"Puerpério"
Há tempos não escrevo o que sinto. Não porque não tenha o motivo – estes tenho aos montes, mas sim pela ausência de uma necessidade que me é exterior. Vários foram os momentos que me pus a engenhar alguma prosa, e em todas fui aniquilada pela impotência do meu ânimo.
Uma fina voz chega aos meus ouvidos sempre quando me concentro em algum tema; e vai-me irritando, esmorecendo-me até me reduzir em nada. E, então vago analítica num mundo soletrado, pactuado por motivos que se acumulam em minha reminiscência.
Ontem, enclausurei-me numa vaga imagem até não mais suportá-la: ora eu a fitava, perdida e aturdida; ora ela – raivosamente – me intimidava. Desisti. Abandonei-a num canto da minha consciência. Ainda lá está, há fitar-me desafiadora. Talvez seja tão paciente quanto eu estou sendo neste momento: em contar-lhe seus desaforos.
Rasguei a minha sanidade quando me vi envolvida pelo cotidiano da minha simples existência. Não me propus a acumular bens, nem tão pouco sonhar por eles e com eles. Eu apenas vivo, consumindo um dia após o outro, sem pressa de vomitá-lo.
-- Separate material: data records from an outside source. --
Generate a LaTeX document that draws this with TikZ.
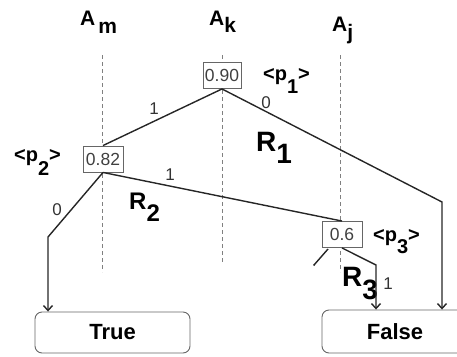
\documentclass[tikz,border=0pt]{standalone}
\usepackage{fontspec}
\setmainfont{Liberation Sans}
\usetikzlibrary{arrows.meta}
\begin{document}
\begin{tikzpicture}[x=1pt,y=-1pt,
 valbox/.style={draw=gray!80!black, fill=white, line width=0.9pt, inner sep=1pt, font=\fontsize{17.5}{17.5}\selectfont, text=black!75, minimum height=26pt},
 leaf/.style={draw=gray!80!black, fill=white, rounded corners=7pt, line width=0.9pt, font=\bfseries\fontsize{22}{22}\selectfont},
 edge/.style={draw=black!85, line width=1.4pt},
 arr/.style={edge, -{Straight Barb[length=5pt,width=9pt]}},
 guide/.style={draw=gray, dash pattern=on 4pt off 3pt, line width=0.8pt},
 attr/.style={font=\bfseries\fontsize{21}{21}\selectfont, anchor=base west, inner sep=0pt},
 blab/.style={font=\fontsize{17}{17}\selectfont, text=black!80, inner sep=0pt},
 rlab/.style={font=\bfseries\fontsize{28}{28}\selectfont, anchor=base west, inner sep=0pt},
 plab/.style={font=\bfseries\fontsize{20}{20}\selectfont, anchor=base west, inner sep=0pt}]
\clip (0,0) rectangle (457,356);
% guide lines
\coordinate (gm1) at (102,55); \coordinate (gm2) at (102,272);
\coordinate (gk1) at (222,55); \coordinate (gk2) at (222,262);
\coordinate (gj1) at (340,55); \coordinate (gj2) at (340,272);
\draw[guide] (gm1) -- (gm2);
\draw[guide] (gk1) -- (gk2);
\draw[guide] (gj1) -- (gj2);
% attribute labels
\node[attr] (am) at (80,25) {A\hspace{3pt}\raisebox{-8pt}{m}};
\node[attr] (ak) at (209,25) {A\raisebox{-7pt}{k}};
\node[attr] (aj) at (332,31) {A\raisebox{-8pt}{j}};
% value boxes
\node[valbox, minimum width=38pt] (b1) at (222,75.5) {0.90};
\node[valbox, minimum width=40pt] (b2) at (103,159) {0.82};
\node[valbox, minimum width=40pt] (b3) at (342,234.5) {0.6};
% leaves
\node[leaf, minimum width=155pt, minimum height=41pt] (T) at (112.5,332.5) {True};
\node[leaf, minimum width=146pt, minimum height=43pt] (F) at (395,331.5) {False};
% p labels
\node[plab] (p1) at (263,80) {<p\raisebox{-13pt}{1}>};
\node[plab] (p2) at (14,161) {<p\raisebox{-14pt}{2}>};
\node[plab] (p3) at (373,241) {<p\raisebox{-12pt}{3}>};
% R labels
\node[rlab] (r1) at (256,151) {R\raisebox{-12pt}{1}};
\node[rlab, font=\bfseries\fontsize{24}{24}\selectfont] (r2) at (129,209) {R\raisebox{-12pt}{2}};
\node[rlab] (r3) at (342,286) {R\raisebox{-13pt}{3}};
% edges
\coordinate (c1) at (442,202);
\coordinate (c2) at (48,237);
\coordinate (c3) at (376,265);
\coordinate (s1) at (328,249);
\coordinate (s2) at (314,265);
\draw[edge] (b1.south) -- (b2.north);
\draw[arr] (b1.south) -- (c1) -- (c1 |- F.north);
\draw[arr] (b2.south) -- (c2) -- (c2 |- T.north);
\draw[edge] (b2.south) -- (b3.north);
\draw[arr] (b3.south) -- (c3) -- (c3 |- F.north);
\draw[edge] (s1) -- (s2);
\fill[black!85] (s2) circle (1pt);
% branch labels
\node[blab] (l1) at (154,109) {1};
\node[blab] (l2) at (266,103) {0};
\node[blab] (l3) at (170,175) {1};
\node[blab] (l4) at (57,210) {0};
\node[blab] (l5) at (388,284) {1};
\end{tikzpicture}
\end{document}
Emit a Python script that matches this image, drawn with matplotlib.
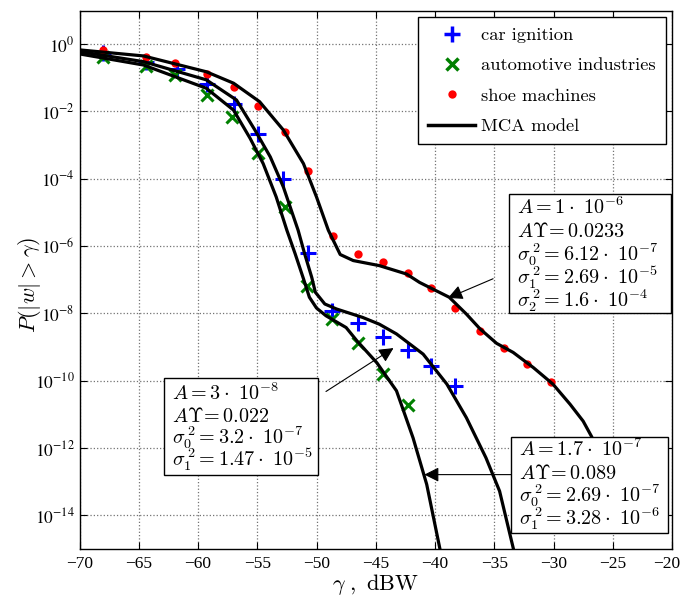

Embriago-me das madrugada como um ébrio poeta, meu desjejum é o amanhecer – e eu o devoro delicadamente; e as outras horas são petiscos, que amenizam minha fome – de vida. Somente a noite é que não digiro, por ser esta a minha cefaléia; causadora da minha latente dor. Eu macero meus dias ruins e renasço noutro. Penitencio-me sem julgamento. Rendo-me sem que haja invasão. Aconteço pura e simplesmente, sem que exista fato ou ato que me impulsione. Eu vivo um mundo grávido, fecundado pelas minhas palavras.
O título justifica-se na essência deste - que se torna mais uma tentativa de minha coexistência.